Over a 5-year horizon, a Wyoming LLC costs roughly $397 in year one plus four years at $160/year - about $1,037 total. The same 5 years through Delaware runs roughly $1,987 (driven by the $300/year franchise tax alone), and through a service like doola's Total Compliance tier can exceed $8,000. For a non-resident founder with no US office, no employees, and no near-term VC round, that gap is the entire worth-it argument in one number: Wyoming does the same job as Delaware for a non-VC business at roughly half the 5-year cost, with better privacy and stronger asset protection built in.
Is a Wyoming LLC Worth It Compared to Selling Without a US Entity?
Yes, for anyone processing US payments at real volume. Selling through a marketplace as an individual foreign seller (Amazon, Etsy, or Shopify without an LLC) skips the $397 setup cost, but forfeits US banking, a W-9 for B2B clients, and liability separation between personal and business assets. Once monthly revenue exceeds roughly $2,000-3,000, the $397 setup cost and $160/year carrying cost become small next to the value of a real US bank account, Stripe eligibility, and the liability shield an LLC provides that individual selling does not.
How Long Does It Take Before a Wyoming LLC Pays for Itself?

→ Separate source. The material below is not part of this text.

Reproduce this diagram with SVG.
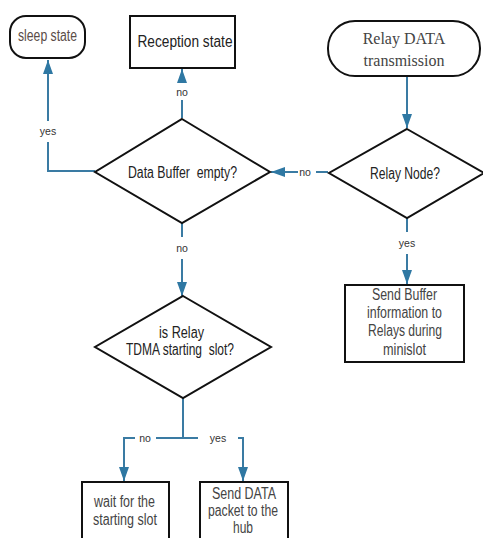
<svg xmlns="http://www.w3.org/2000/svg" width="483" height="538" viewBox="0 0 483 538">
<style>
.shape{fill:#fff;stroke:#111;stroke-width:2}
.line{fill:none;stroke:#3a7ba3;stroke-width:2}
.t{font-family:"Liberation Sans",Arial,sans-serif;font-size:16px;fill:#222;text-anchor:middle;white-space:pre}
.g{fill:#444}
.lbl{font-family:"Liberation Sans",Arial,sans-serif;font-size:10.5px;fill:#333;text-anchor:middle}
.serif{font-family:"Liberation Serif","Times New Roman",serif;font-size:16px;fill:#444;text-anchor:middle}
</style>
<defs>
<marker id="ah" viewBox="0 0 14 10" refX="14" refY="5" markerWidth="14" markerHeight="10" markerUnits="userSpaceOnUse" orient="auto">
<path d="M0,0 L14,5 L0,10 Z" fill="#2f78a3"/>
</marker>
</defs>
<rect width="483" height="538" fill="#fff"/>
<g id="connectors">
<path class="line" d="M407,77 V128" marker-end="url(#ah)"/>
<path class="line" d="M328,172 H316 M298,172 H271" marker-end="url(#ah)"/>
<path class="line" d="M182,118 V100" />
<path class="line" d="M182,82 V69" marker-end="url(#ah)"/>
<path class="line" d="M95,171 H48 V142"/>
<path class="line" d="M48,121 V60" marker-end="url(#ah)"/>
<path class="line" d="M182,223 V237"/>
<path class="line" d="M182,259 V296" marker-end="url(#ah)"/>
<path class="line" d="M407,218 V232"/>
<path class="line" d="M407,254 V284" marker-end="url(#ah)"/>
<path class="line" d="M183,398 V438 H198 M238,438 H243 V481" marker-end="url(#ah)"/>
<path class="line" d="M183,438 H156 M135,438 H124 V481" marker-end="url(#ah)"/>
<text class="lbl" x="305" y="176">no</text>
<text class="lbl" x="182" y="96">no</text>
<text class="lbl" x="48" y="135">yes</text>
<text class="lbl" x="182" y="252">no</text>
<text class="lbl" x="407" y="247">yes</text>
<text class="lbl" x="145" y="442">no</text>
<text class="lbl" x="218" y="442">yes</text>
</g>
<g id="sleep">
<rect class="shape" x="10" y="16" width="75" height="42" rx="16"/>
<text class="t" x="47.5" y="41" textLength="59" lengthAdjust="spacingAndGlyphs" style="fill:#5a4c47">sleep state</text>
</g>
<g id="reception">
<rect class="shape" x="130" y="16" width="105" height="52"/>
<text class="t" x="185" y="47" textLength="95" lengthAdjust="spacingAndGlyphs">Reception state</text>
</g>
<g id="relay-data">
<rect class="shape" x="328" y="21" width="152" height="55" rx="27"/>
<text class="serif" x="404" y="44">Relay DATA</text>
<text class="serif" x="404" y="66">transmission</text>
</g>
<g id="relay-node">
<path class="shape" d="M407,129 L484,173 L407,218 L329,173 Z"/>
<text class="t" x="405" y="179" textLength="70" lengthAdjust="spacingAndGlyphs">Relay Node?</text>
</g>
<g id="data-buffer">
<path class="shape" d="M182,119 L270,172 L182,223 L95,172 Z"/>
<text class="t" x="182.5" y="178" textLength="109" lengthAdjust="spacingAndGlyphs">Data Buffer  empty?</text>
</g>
<g id="send-buffer">
<rect class="shape" x="345" y="285" width="119" height="77"/>
<text class="t g" x="404.5" y="300" textLength="65" lengthAdjust="spacingAndGlyphs">Send Buffer</text>
<text class="t g" x="404.5" y="318" textLength="75" lengthAdjust="spacingAndGlyphs">information to</text>
<text class="t g" x="405" y="336" textLength="74" lengthAdjust="spacingAndGlyphs">Relays during</text>
<text class="t g" x="404.5" y="355" textLength="43" lengthAdjust="spacingAndGlyphs">minislot</text>
</g>
<g id="tdma">
<path class="shape" d="M183,296 L271,347 L183,398 L95,347 Z"/>
<text class="t" x="181.5" y="338" textLength="45" lengthAdjust="spacingAndGlyphs">is Relay</text>
<text class="t" x="180" y="355" textLength="108" lengthAdjust="spacingAndGlyphs">TDMA starting  slot?</text>
</g>
<g id="wait">
<rect class="shape" x="82" y="482" width="87" height="60"/>
<text class="t g" x="124.5" y="507" textLength="61" lengthAdjust="spacingAndGlyphs">wait for the</text>
<text class="t g" x="125" y="525" textLength="64" lengthAdjust="spacingAndGlyphs">starting slot</text>
</g>
<g id="send-data">
<rect class="shape" x="200" y="482" width="88" height="60"/>
<text class="t g" x="244" y="499" textLength="64" lengthAdjust="spacingAndGlyphs">Send DATA</text>
<text class="t g" x="243" y="516" textLength="70" lengthAdjust="spacingAndGlyphs">packet to the</text>
<text class="t g" x="243" y="533" textLength="20" lengthAdjust="spacingAndGlyphs">hub</text>
</g>
</svg>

For most online sellers and freelancers, the $397 setup cost breaks even within 1-3 months of real revenue - the cost of a single blocked or delayed payment from lacking US banking access exceeds the entire first-year cost. A dropshipping or SaaS founder processing even $1,000/month through Stripe recovers the setup cost from the payment-access alone, well before counting the liability protection or tax structure benefits.